Before wooden framed hives became the norm for beekeeping, beekeepers in Britain and the rest of Europe used inverted straw, wicker basket or hollow log skeps to house their honeybee colonies. Eventually with improving techniques, the log, then wicker, then straw skeps went out of use for housing bees. Many beekeepers still practise making skeps, however, as it retains the scents of bees, which makes it easier for beekeepers to capture swarms.
- Skill level:
- Moderately Challenging
Things you need
- 23.1kg. of damp wheat, rye or oat straw that is as long as possible
- Wood block with at least one curved corner
- Wooden mallet with 4-inch head
- Bodkin or needle (an 8-inch-long, flat stainless spring steel with three square eyes or a 4-inch-long flat hollow metal tube with one end open the and the other end sealed to a point)
- Horn, bone or plastic guide (from 0.75-inch to 2 and 3/8-inch diameters at the narrow end)
- Two square meters of jute hessian or burlap sack
- Waterproof apron
- Trough or deep metal vase
- Jug of water
- Shallow wooden tray (24 by 12 by 4 inches)

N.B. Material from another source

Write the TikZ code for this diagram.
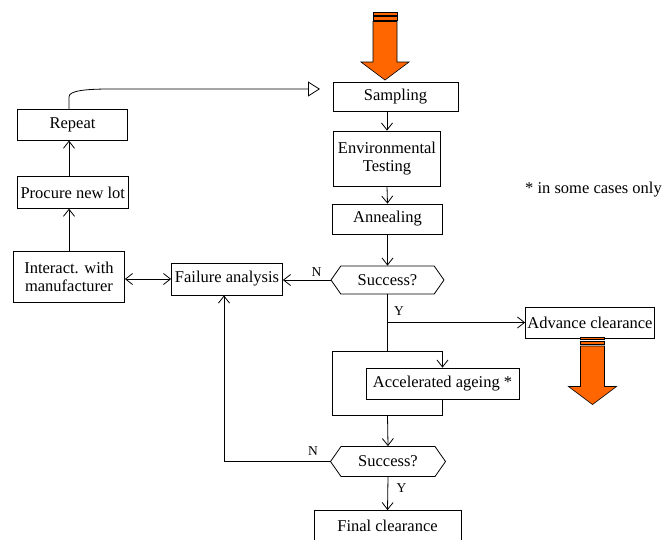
\documentclass[tikz,border=0pt]{standalone}
\usepackage{fontspec}
\setmainfont{Liberation Serif}
\usetikzlibrary{arrows.meta,shapes.symbols}
\definecolor{arroworange}{HTML}{FF6600}
\tikzset{
  box/.style={draw, rectangle, line width=0.8pt, inner sep=2pt, align=center,
    font=\fontsize{16.5}{18.5}\selectfont},
  test/.style={draw, signal, signal to=west and east, signal pointer angle=110,
    line width=0.8pt, inner sep=0pt, minimum width=113pt, minimum height=28pt,
    font=\fontsize{16.5}{18.5}\selectfont},
  lbl/.style={font=\fontsize{13.5}{15}\selectfont, inner sep=1pt},
  flow/.style={line width=0.8pt, ->},
  >={Straight Barb[length=7pt,width=11pt]}
}
\begin{document}
\begin{tikzpicture}[x=1pt,y=-1pt]
        \useasboundingbox (0,0) rectangle (663,539);
        % main column
        \node[box, minimum width=125pt, minimum height=29pt] (sampling) at (395.5,96.5) {Sampling};
        \node[box, minimum width=107pt, minimum height=55pt] (envtest) at (387,158.5) {Environmental\\Testing};
        \node[box, minimum width=110pt, minimum height=30pt] (anneal) at (387.5,219) {Annealing};
        \node[test] (succA) at (387.5,280) {Success?};
        \node[box, minimum width=128pt, minimum height=31pt] (advance) at (590,322.5) {Advance clearance};
        \node[box, minimum width=153pt, minimum height=31pt] (ageing) at (442.5,383.5) {Accelerated ageing *};
        \node[test, minimum width=115pt, minimum height=30pt] (succB) at (388,461.5) {Success?};
        \node[box, minimum width=147pt, minimum height=31pt] (final) at (387.5,526) {Final clearance};
        % left column
        \node[box, minimum width=111pt, minimum height=32pt] (failure) at (227,279) {Failure analysis};
        \node[box, minimum width=111pt, minimum height=51pt] (interact) at (69,277) {Interact. with\\manufacturer};
        \node[box, minimum width=111pt, minimum height=31.5pt] (procure) at (72.8,192.5) {Procure new lot};
        \node[box, minimum width=110pt, minimum height=31pt] (repeat) at (72.5,124.7) {Repeat};
        \node[anchor=west, inner sep=0pt, font=\fontsize{16.5}{18.5}\selectfont] (note) at (525,190) {* in some cases only};
        % connectors
        \draw[flow] (envtest.north |- sampling.south) -- (envtest.north);
        \draw[flow] (envtest.south) -- (anneal.north);
        \draw[flow] (anneal.south) -- (succA.north);
        \coordinate (fork) at (387.5,351);
        \coordinate (loopin) at (332,351);
        \coordinate (join) at (387.5,415);
        \draw[line width=0.8pt] (succA.south) -- (fork);
        \draw[flow] (succA.south |- advance.west) -- (advance.west);
        \node[lbl] (yesA) at (399,311) {Y};
        \draw[flow] (loopin) -| (ageing.north);
        \draw[line width=0.8pt] (loopin) |- (join) (ageing.south) |- (join);
        \draw[flow] (join) -- (succB.north);
        \draw[flow] (succB.south) -- (final.north);
        \node[lbl] (yesB) at (401.5,488) {Y};
        \draw[flow] (succA.west) -- (succA.west -| failure.east);
        \node[lbl] (noA) at (316.5,272) {N};
        \draw[flow] (succB.west) -| ([xshift=-3pt]failure.south);
        \node[lbl] (noB) at (313,451) {N};
        \draw[flow,<->] (interact.east |- failure.west) -- (failure.west);
        \draw[flow] (interact.north) -- (interact.north |- procure.south);
        \draw[flow] (interact.north |- procure.north) -- (interact.north |- repeat.south);
        \coordinate (sampin) at (320,89);
        \draw[line width=0.8pt, -{Triangle[open,length=12pt,width=15pt]}] (interact.north |- repeat.north) -- ++(0,-12)
          .. controls +(0,-6) and +(-25,0) .. (110,89) -- (sampin);
        % orange arrows
        \foreach \ax/\ay in {385/12.5, 592.5/337} {
          \begin{scope}[shift={(\ax,\ay)}]
          \filldraw[fill=arroworange, line width=0.6pt] (-12,0) rectangle (12,2.5);
          \filldraw[fill=arroworange, line width=0.6pt] (-12,4) rectangle (12,7.5);
          \filldraw[fill=arroworange, line width=0.6pt] (-12,9) -- (12,9) -- (12,49.5) -- (24,49.5)
            -- (0,67.5) -- (-24,49.5) -- (-12,49.5) -- cycle;
          \end{scope}
        }
\end{tikzpicture}
\end{document}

- At least 6-foot-long binding material---strips of oak like that for basket making, plant fibres or manufactured fibres
Select straw that were cut just before harvest to ensure the grain is still milky. Ensure the stem is long and undamaged. Air dry the sheaf and store in a cool airy place, away from direct sunlight.
Clean and select straw by removing leaf and ear. Pre-soak the binding and the straw by soaking them overnight in cold water or for less than an hour in hot water, if the straw is very dry. If it is pliable, you can merely spray with it cold water to make this process easier.
Gently bruise the straw if it is a strong straw, with the wooden mallet. Be careful not to crush or fragment the straw. Flex and wax the binding. If the straw is still inflexible, soak again. Store straw and binding in the sack until you're ready to start building.
Start at what would be the centre of the top of the skep. Whether you make a dome shape or a flat shape is up to you, as is how wide you want to make the skep. Use your most pliable straw and binding for the first small coil. The hole in the middle of the coil should be about 1 inch in diameter. Use fine string to bind the first two or three rounds. It is also up to you---whether right handed or left handed---how you will coil the straw around: clockwise or anticlockwise.
Once you've made two to three rounds, switch to the fibre binding of your choice. Continue coiling the straw down the round below the last round you made, which will be bigger around than the one above. As the skep gets bigger, you will need more straw for the coil. Use the guide to pack the straws together, inserting the new straws in the wide end and the straw to be bound will come out the narrow end. Do not move the guide along until there is enough straw in the guide. There should be no slack between the straw and guide.
Using the bodkin or needle, sew the binding so that it crosses through the previous round on the coil, as well as holding together the current round.. Draw the binding tight to lock the coil onto the growing skep. Sew the binding so that it crosses through the previous round on the coil, then drawn tight thus locking the coil onto the rapidly growing disc. Keep going around until you reached the desired skep size.
Form the bottom of the skep by reducing the amount of straws you're putting in the coil. Still keep going around binding the new coil to the previous round as you reduce the amount of straws. Do this gradually as a sudden reduction will make your skep lopsided. Go around reducing until the bottom is flat and even.
Protect the skep from the elements by painting a marine external quality varnish over the outside of the skep and the two inches up the inside of the skeps. Place special attention to the base.
Tips and warnings
- You can give the coil a slight twist as it moves through the guide to "screw" the straw into place and form a hard, firm rope.